48. The Commission concludes that it is competent to examine the complaint submitted by the petitioner, and that the petition is admissible, in accordance with Articles 46 and 47 of the Convention, for the alleged violation of Articles 2, 7, 8, and 25 of the American Convention as they relate to Article 1.1 of the same convention, to the detriment of Blanca Olivia Contreras Vital and Roberto Clemente Álvarez Alvarado. In addition, it believes that in accordance with the provisions of Article 46.1.b) of the Convention, the petition is inadmissible with respect to José Antonio Martínez Jiménez, Gerardo Murillo Murillo, and José Eduardo Martínez de Luna.

 

49. Based on the factual and legal arguments presented above, and without prejudging the merits of the question,

 

THE INTER-AMERICAN COMMISSION ON HUMAN RIGHTS,

DECIDES:

 

1. To declare this petition admissible with respect to Articles 7 and 8 of the American Convention as they relate to Article 1.1 of the same convention, to the detriment of Blanca Olivia Contreras Vital and Roberto Clemente Álvarez Alvarado.

 

2. To declare this petition inadmissible with respect to Articles 2 and 25 of the American Convention.

 

3. To declare this petition inadmissible in accordance with Article 46.1.b of the American Convention with respect to José Antonio Martínez Jiménez, Gerardo Murillo Murillo, and José Eduardo Martínez de Luna.

 

4. To transmit this report to the petitioners and the State of Mexico.

 

5. To continue with its analysis of the merits of the case.

 

6. To publish this report and include it in the Commission’s Annual Report to the General Assembly of the OAS.

 

Done and signed in the city of Washington, D.C., on the 23rd day of March 2011. (Signed): Dinah Shelton, President; Rodrigo Escobar Gil, Second Vice-President; Paulo Sérgio Pinheiro, Felipe González, Luz Patricia Mejía Guerrero, and María Silvia Guillén, Commissioners.

 

Notes_____________________

[1] In accordance with the provisions of Article 17.2.a of the Commission’s Rules of Procedure, Commissioner José de Jesús Orozco Henríquez, a Mexican national, did not participate in the discussion or the decision in this case.

[2] Mr. José Eduardo Martínez de Luna was included as an alleged victim in the briefs received on July 29, 2004 and September 27, 2005.

[3] United Nations Declaration approved by the General Assembly according to Resolution 53/144. Distr.GENERAL. A/RES/53/144. 8 March 1999.

[4] The alleged victims were deprived of liberty on the date the petition was submitted.

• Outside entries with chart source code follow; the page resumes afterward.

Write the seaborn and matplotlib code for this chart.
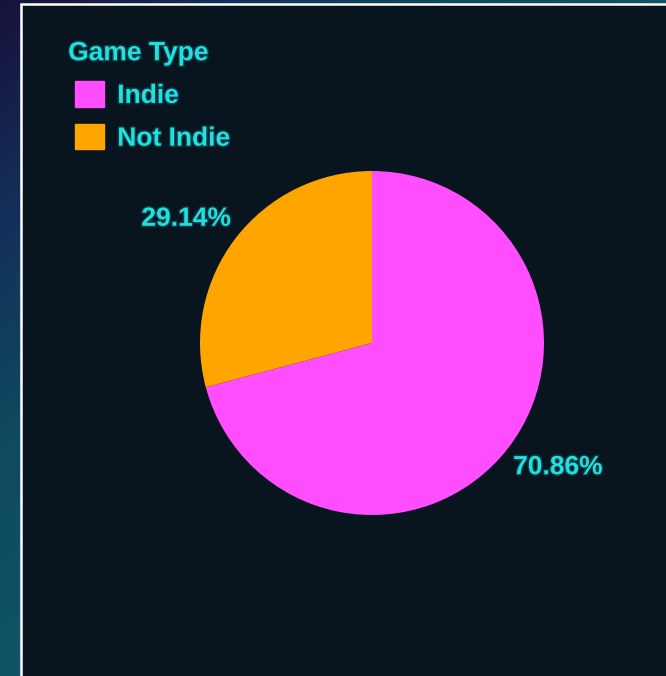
import numpy as np
import matplotlib
matplotlib.use("Agg")
import matplotlib.pyplot as plt
import matplotlib.patheffects as pe
from matplotlib.patches import Rectangle, Patch
from matplotlib.colors import LinearSegmentedColormap
from matplotlib.legend_handler import HandlerPatch
import seaborn as sns

# ---- data ----
categories = ["Indie", "Not Indie"]
shares = [70.86, 29.14]
colors = ["#ff4dff", "#ffa500"]
legend_title = "Game Type"

sns.set_theme(style="white")
plt.rcParams["font.family"] = ["Liberation Sans", "DejaVu Sans"]

W, H = 666, 676
fig = plt.figure(figsize=(W / 100, H / 100), dpi=100)

# outer gradient background
bg = fig.add_axes([0, 0, 1, 1], zorder=-10)
yy, xx = np.mgrid[0:1:200j, 0:1:200j]
t = np.clip((xx + yy) / 1.0, 0, 1)
cmap = LinearSegmentedColormap.from_list("g", ["#17123c", "#13305a", "#0f4a5e", "#0f5466"])
bg.imshow(t, cmap=cmap, aspect="auto", extent=[0, 1, 0, 1], origin="upper")
bg.set_axis_off()

# dark panel with white border
panel = Rectangle((20.5 / W, -0.1), 1.0, 1.1 - 3.5 / H, transform=fig.transFigure,
                  facecolor="#08151f", edgecolor="white", linewidth=1.8, zorder=-5)
fig.patches.append(panel)

cx, cy, r = 372, 343, 172
half = r * 1.25
ax = fig.add_axes([(cx - half) / W, (H - cy - half) / H, 2 * half / W, 2 * half / H])
ax.set_facecolor("none")

txt_color = "#20e0e0"
stroke = [pe.withStroke(linewidth=2, foreground="#0b3b44")]
fs = 19

wedges, _, autotexts = ax.pie(
    shares, colors=colors, startangle=90, counterclock=False,
    autopct="%.2f%%", pctdistance=1.3,
    textprops=dict(color=txt_color, fontsize=fs, fontweight="bold"),
    wedgeprops=dict(linewidth=0),
)
# labels sit slightly rotated (counter-clockwise) from wedge midpoints in the reference
for w, a in zip(wedges, autotexts):
    mid = np.deg2rad((w.theta1 + w.theta2) / 2 + 3.8)
    a.set_position((1.3 * np.cos(mid), 1.3 * np.sin(mid)))
    a.set_path_effects(stroke)


def square(legend, orig_handle, xdescent, ydescent, width, height, fontsize):
    return Rectangle((-xdescent + 5, -ydescent), width, height)


handles = [Patch(facecolor=c, edgecolor=c, label=l) for c, l in zip(colors, categories)]
leg = fig.legend(handles=handles, title=legend_title, loc="upper left",
                 bbox_to_anchor=(55 / W, 1 - 28 / H), frameon=False,
                 prop=dict(size=fs, weight="bold"), title_fontproperties=dict(size=fs, weight="bold"),
                 handlelength=1.1, handleheight=1.1, labelspacing=0.61, handletextpad=0.76,
                 borderpad=0, alignment="left",
                 handler_map={Patch: HandlerPatch(patch_func=square)})
leg.get_title().set_color(txt_color)
leg.get_title().set_path_effects(stroke)
for tx in leg.get_texts():
    tx.set_color(txt_color)
    tx.set_path_effects(stroke)

fig.savefig("out.png", dpi=100)
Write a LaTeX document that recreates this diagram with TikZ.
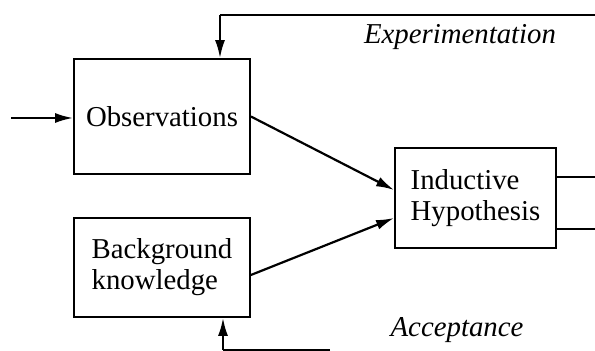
\documentclass[tikz,border=0pt]{standalone}
\usepackage{fontspec}
\setmainfont{Liberation Serif}
\usetikzlibrary{arrows.meta}
\tikzset{
  box/.style={draw, line width=0.9pt, inner sep=0pt},
  flow/.style={line width=1.1pt, -{Latex[length=9pt,width=5pt]}},
  wire/.style={line width=0.9pt},
  tag/.style={font=\fontsize{14.4}{15.5}\selectfont\itshape}
}
\begin{document}
\begin{tikzpicture}[x=0.5pt,y=-0.5pt,font=\fontsize{14.4}{15.5}\selectfont]
  \useasboundingbox (0,0) rectangle (595,351);
  \node[box, minimum width=88pt, minimum height=57.5pt] (obs) at (162,116.5) {Observations};
  \node[box, minimum width=88pt, minimum height=49.5pt, align=left] (bk) at (162,267.5) {Background\\knowledge};
  \node[box, minimum width=80.5pt, minimum height=50pt, align=left] (ind) at (475.5,198) {Inductive\\Hypothesis};
  \coordinate (in) at (11,118);
  \coordinate (tl) at (220,15);
  \coordinate (tr) at (595,15);
  \coordinate (bl) at (223,350);
  \coordinate (br) at (330,350);
  \coordinate (r1) at (595,177);
  \coordinate (r2) at (595,229);
  \node[tag] (exp) at (460,37) {Experimentation};
  \node[tag] (acc) at (457,330) {Acceptance};
  \draw[flow] (in) -- (obs.west |- in);
  \draw[wire] (tr) -- (tl);
  \draw[flow] (tl) -- (tl |- obs.north);
  \draw[flow] (obs.east) -- ([yshift=4pt]ind.west);
  \draw[flow] ([yshift=-3.75pt]bk.east) -- ([yshift=-10pt]ind.west);
  \draw[wire] ([yshift=10.5pt]ind.east) -- (r1);
  \draw[wire] ([yshift=-15.5pt]ind.east) -- (r2);
  \draw[wire] (br) -- (bl);
  \draw[flow] (bl) -- (bl |- bk.south);
\end{tikzpicture}
\end{document}
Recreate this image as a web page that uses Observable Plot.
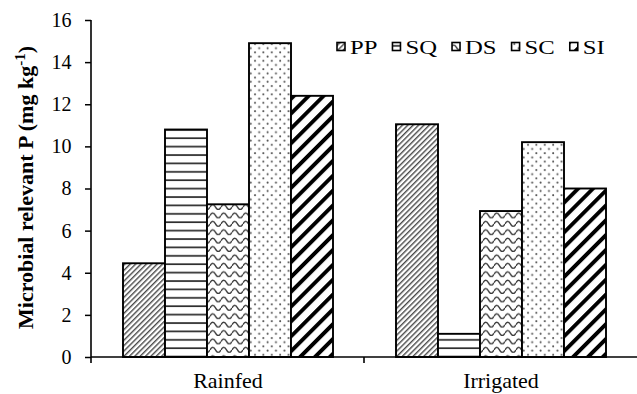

In a note received on April 30, 2010, the petitioner reported that they had been released upon completing their sentences.

[5] In this regard, he explains – and documents – cases in which the public defender’s request to meet with the accused was allowed, under the condition that the meeting be held in the presence of personnel from the Office of the Public Prosecutor. He adds that, unlike the public defender’s situation, personnel from the Office of the Public Prosecutor are allowed to interview the accused in private.

[6] Note of September 27, 2005, forwarded to the State in a communication from the IACHR dated August 28, 2006.

[7] The State’s initial observations dated November 6, 2006 assert that the domestic remedies with respect to Mr. Álvarez Alvarado were exhausted with the filing of the direct appeal for constitutional protection on review before the Supreme Court and the subsequent decision on inadmissibility.

[8] Mr. Álvarez Alvarado sought interpretation of Article 20 of the Constitution in order to establish what comprises an adequate defense and to determine whether it includes a private interview between the defense attorney and the defendant prior to the defendant’s statement on prosecution.

[9] The State indicates that the decision is dated April 29, 2002. However, the copies of the decisions attached to the file before the IACHR indicates that the decision is dated August 30, 2002.

[10] The State indicates that the decision is dated June 27, 2005. However, the copies of the decisions attached to the file before the IACHR indicates that the decision is dated June 23, 2005.

[11] The State indicates that the decision is dated November 31, 2001. However, the copies of the decisions attached indicate that the decision is dated November 30, 2001.